◆ **WRITTEN REQUEST**: List each line of the data in which the string "chart" appears.

## START

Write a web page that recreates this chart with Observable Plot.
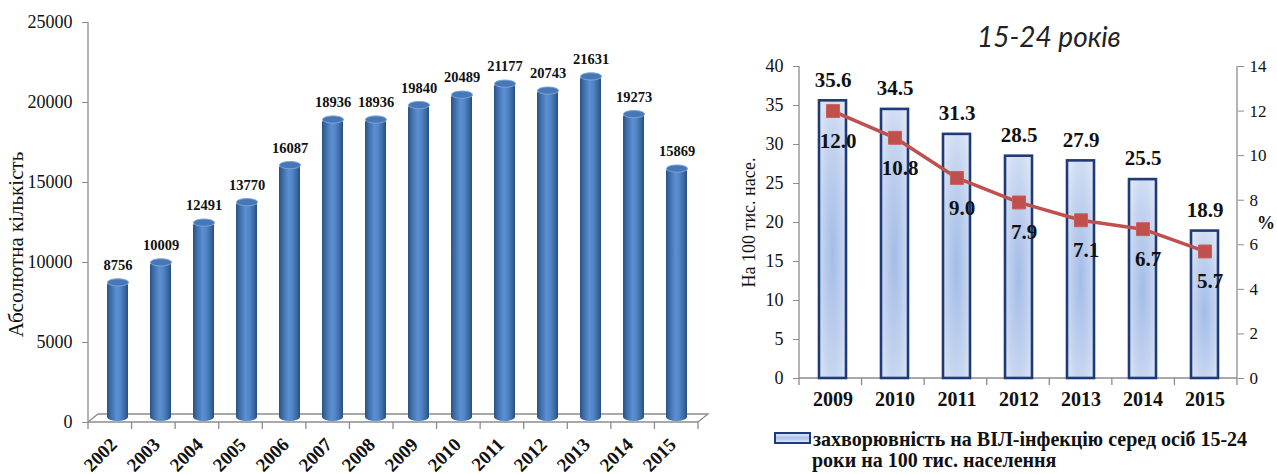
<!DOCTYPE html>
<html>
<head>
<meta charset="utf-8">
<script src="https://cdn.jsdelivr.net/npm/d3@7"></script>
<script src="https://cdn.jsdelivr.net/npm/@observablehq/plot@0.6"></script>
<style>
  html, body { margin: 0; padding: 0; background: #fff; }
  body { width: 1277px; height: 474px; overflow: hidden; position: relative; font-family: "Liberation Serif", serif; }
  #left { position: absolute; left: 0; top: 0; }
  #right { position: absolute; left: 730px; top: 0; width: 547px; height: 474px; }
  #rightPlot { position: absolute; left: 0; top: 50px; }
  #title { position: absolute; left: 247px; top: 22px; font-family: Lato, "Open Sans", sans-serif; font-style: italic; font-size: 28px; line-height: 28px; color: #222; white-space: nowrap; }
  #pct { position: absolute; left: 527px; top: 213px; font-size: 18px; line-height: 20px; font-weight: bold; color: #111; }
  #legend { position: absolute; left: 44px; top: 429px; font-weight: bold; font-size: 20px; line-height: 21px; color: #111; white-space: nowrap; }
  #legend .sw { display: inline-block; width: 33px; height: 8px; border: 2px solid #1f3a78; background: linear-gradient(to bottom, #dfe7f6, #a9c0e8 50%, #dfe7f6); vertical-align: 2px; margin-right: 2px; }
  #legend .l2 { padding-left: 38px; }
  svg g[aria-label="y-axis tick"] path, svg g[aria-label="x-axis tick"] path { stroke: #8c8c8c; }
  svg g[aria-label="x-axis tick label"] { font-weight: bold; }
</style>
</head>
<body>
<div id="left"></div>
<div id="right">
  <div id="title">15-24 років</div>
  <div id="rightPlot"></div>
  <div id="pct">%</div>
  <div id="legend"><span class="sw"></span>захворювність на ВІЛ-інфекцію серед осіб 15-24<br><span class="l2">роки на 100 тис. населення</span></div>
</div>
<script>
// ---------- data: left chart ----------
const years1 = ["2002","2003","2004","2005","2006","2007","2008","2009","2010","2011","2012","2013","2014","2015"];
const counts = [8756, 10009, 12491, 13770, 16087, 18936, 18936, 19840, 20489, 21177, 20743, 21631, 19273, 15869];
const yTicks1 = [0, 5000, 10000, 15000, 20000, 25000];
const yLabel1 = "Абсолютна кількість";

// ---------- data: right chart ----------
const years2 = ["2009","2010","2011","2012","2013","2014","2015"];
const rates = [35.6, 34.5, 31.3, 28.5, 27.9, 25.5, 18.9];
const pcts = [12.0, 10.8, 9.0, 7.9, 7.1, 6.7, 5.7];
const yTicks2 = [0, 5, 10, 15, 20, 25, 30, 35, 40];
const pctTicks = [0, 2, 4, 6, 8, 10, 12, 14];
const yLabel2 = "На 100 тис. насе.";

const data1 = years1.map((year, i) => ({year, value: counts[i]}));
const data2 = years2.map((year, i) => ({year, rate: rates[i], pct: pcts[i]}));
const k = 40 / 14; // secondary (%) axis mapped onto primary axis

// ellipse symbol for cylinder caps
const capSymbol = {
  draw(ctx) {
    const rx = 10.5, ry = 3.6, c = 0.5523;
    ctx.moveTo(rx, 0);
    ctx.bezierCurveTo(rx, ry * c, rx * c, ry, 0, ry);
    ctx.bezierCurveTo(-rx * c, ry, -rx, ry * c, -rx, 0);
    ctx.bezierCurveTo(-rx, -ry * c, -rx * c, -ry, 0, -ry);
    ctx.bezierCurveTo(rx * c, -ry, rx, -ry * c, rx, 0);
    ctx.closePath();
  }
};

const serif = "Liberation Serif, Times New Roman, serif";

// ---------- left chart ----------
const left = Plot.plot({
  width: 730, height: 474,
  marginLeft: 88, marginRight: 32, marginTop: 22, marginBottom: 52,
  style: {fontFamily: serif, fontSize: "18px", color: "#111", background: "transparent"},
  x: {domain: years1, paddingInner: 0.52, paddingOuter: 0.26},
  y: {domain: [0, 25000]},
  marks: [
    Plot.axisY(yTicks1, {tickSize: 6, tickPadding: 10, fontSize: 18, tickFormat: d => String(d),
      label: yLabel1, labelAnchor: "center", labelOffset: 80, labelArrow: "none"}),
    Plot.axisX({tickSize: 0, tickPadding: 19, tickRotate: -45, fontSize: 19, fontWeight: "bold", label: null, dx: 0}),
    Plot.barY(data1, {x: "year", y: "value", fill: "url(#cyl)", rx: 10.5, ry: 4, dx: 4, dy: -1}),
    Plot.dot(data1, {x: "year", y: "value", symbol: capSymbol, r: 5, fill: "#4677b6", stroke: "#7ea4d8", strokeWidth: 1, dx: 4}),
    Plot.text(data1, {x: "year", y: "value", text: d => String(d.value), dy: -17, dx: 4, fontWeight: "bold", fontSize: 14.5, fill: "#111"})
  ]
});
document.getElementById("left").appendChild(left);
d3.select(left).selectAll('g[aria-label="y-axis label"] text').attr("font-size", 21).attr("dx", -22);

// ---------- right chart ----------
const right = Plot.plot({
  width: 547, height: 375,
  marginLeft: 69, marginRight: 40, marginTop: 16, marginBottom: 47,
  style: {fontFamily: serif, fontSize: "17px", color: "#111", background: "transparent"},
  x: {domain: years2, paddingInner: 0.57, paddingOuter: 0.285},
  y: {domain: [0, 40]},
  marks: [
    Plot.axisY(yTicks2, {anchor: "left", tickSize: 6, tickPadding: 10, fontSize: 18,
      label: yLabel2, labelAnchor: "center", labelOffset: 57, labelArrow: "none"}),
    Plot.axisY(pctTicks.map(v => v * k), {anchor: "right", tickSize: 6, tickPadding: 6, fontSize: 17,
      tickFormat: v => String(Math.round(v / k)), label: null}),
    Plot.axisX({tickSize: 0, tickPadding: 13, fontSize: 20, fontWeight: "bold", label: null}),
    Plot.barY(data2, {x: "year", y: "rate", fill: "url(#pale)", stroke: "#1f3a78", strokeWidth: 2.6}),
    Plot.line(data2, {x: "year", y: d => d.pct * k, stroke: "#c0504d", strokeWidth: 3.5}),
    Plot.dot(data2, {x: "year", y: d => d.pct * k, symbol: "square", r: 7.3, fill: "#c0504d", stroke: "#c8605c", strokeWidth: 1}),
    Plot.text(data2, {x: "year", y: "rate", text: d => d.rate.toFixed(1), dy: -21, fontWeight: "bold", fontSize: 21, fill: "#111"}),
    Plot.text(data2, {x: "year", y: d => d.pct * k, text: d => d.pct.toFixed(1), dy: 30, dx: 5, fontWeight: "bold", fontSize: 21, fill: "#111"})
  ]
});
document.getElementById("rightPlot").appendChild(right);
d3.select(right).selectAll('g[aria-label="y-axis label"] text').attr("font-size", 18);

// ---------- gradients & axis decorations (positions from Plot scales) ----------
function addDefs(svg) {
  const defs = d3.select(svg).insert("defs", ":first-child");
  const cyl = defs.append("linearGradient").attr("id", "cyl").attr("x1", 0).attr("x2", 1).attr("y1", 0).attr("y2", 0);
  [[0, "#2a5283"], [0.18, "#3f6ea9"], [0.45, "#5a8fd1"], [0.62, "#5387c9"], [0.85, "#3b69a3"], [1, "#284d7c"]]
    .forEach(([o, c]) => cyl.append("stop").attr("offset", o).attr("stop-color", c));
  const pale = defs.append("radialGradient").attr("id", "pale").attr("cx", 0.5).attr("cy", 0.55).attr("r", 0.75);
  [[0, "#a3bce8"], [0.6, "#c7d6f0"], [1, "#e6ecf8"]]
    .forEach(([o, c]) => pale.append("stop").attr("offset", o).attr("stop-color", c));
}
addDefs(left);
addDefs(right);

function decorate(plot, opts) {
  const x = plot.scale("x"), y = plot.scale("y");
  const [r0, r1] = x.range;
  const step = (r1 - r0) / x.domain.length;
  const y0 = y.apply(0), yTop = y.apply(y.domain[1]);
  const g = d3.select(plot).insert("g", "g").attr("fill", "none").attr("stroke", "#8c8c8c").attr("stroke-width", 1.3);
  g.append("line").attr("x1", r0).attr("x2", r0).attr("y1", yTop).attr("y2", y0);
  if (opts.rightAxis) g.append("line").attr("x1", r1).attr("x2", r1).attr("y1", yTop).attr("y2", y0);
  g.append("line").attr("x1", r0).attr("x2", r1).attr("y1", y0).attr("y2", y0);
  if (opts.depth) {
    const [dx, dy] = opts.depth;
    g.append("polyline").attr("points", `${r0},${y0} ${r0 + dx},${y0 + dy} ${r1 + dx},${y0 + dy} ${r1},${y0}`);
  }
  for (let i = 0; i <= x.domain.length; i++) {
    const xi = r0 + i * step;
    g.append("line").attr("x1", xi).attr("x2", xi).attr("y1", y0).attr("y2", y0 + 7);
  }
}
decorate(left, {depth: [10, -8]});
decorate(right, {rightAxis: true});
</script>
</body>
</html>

## END

◆ **RESPONSE TO THIS TASK**:
Write a web page that recreates this chart with Observable Plot.
// ---------- data: left chart ----------
// ---------- data: right chart ----------
// ---------- left chart ----------
// ---------- right chart ----------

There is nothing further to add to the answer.